For many men drafted to serve in the U.S. Army, being rejected would be welcome news. Not so for Otto Lefkowitz, who failed an English test at the induction center. He arrived in America three years earlier, on a small freighter that left Hamburg. On the other side of the Atlantic, his heart leaped at the sight of the Statue of Liberty. At Ellis Island, he presented false papers. By the time he was successfully processed and released to a relative in New York City, Otto Lefkovitz had a new identity: Robert LeRoy. The new immigrant found his way to the Catskills, where he worked as a baker’s assistant at a resort that was New York’s version of Mar-a-Lago.

This illegal immigrant wouldn’t take no from the U.S. Army. He dictated a letter to send to President Truman demanding a second chance. Someone responded to the immigrant’s letter. He was told to report for a second test. He passed and served in an intelligence unit, where his knowledge of Eastern European languages was of value to the Army in the emerging Cold War.

Mr. LeRoy eventually left with an honorable discharge and started a construction company in Chicago, a city where he knew no one. By the time he died in 2005, Mr. LeRoy was a wealthy man who had employed hundreds of construction workers, and many other employees on his sprawling farm in the northwest suburbs.

That’s my Dad. At an early age, I knew he was different from everyone else in my life because my Dad spoke in a thick, Hungarian accent.

My Dad was also different because every day, starting when I was about eight years-old, he wrote a list of chores for me. This came naturally to my Dad because at our long breakfast table he made out work lists for his construction crews. School or summer vacation, the lists were as constant as his kisses to my cheeks. My Dad’s lists would fail an English test; and his spelling proficiency never improved in the next ten years that I would be dispatched to these mind numbing chores. If I couldn’t figure out an item on the list, I asked my Mom for help because I knew that my Dad was sensitive about his poor spelling.

These lists invariably put me in daily contact with my Dad’s immigrant workers. Like my Dad, they were not proficient in English—some knew no English. Most were from Poland and Mexico, one from Finland— a seemingly odd assortment unless you know Chicago neighborhoods like my Dad. At times, the men teased me because I knew English but no other language. They had a point.


At a recent White House event, President Trump threw his support behind the RAISE Act. It’s a bill that would require legal immigrants to pass an English test—not for citizenship, but simply to be admitted to the U.S. This law would have stopped my Dad at Ellis Island, or back in Hamburg.
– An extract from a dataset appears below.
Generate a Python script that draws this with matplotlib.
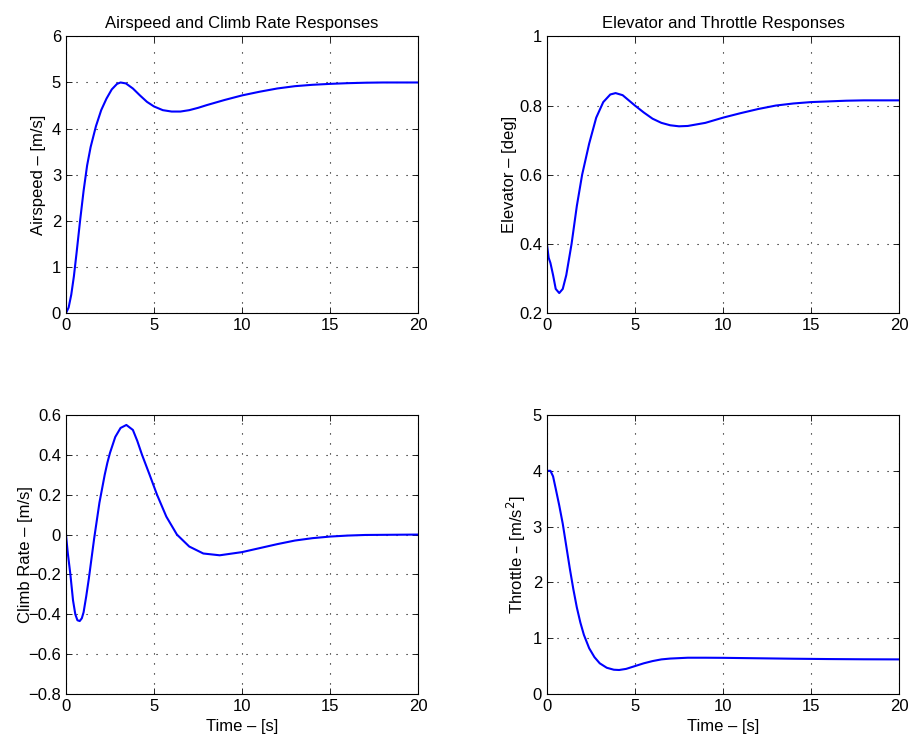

It would have stopped the Polish and Mexican workers who raised kids that are contributing members of our society. The RAISE Act also would have taken tens of millions of dollars every year out of the manufacturing sector that came from my Dad’s purchase orders for expensive windows and casings, steel and wood doors, insulation, siding, paint, shingles, lumber, steel, and concrete. Hopefully, we won’t pass the RAISE Act: It is certain to lower us.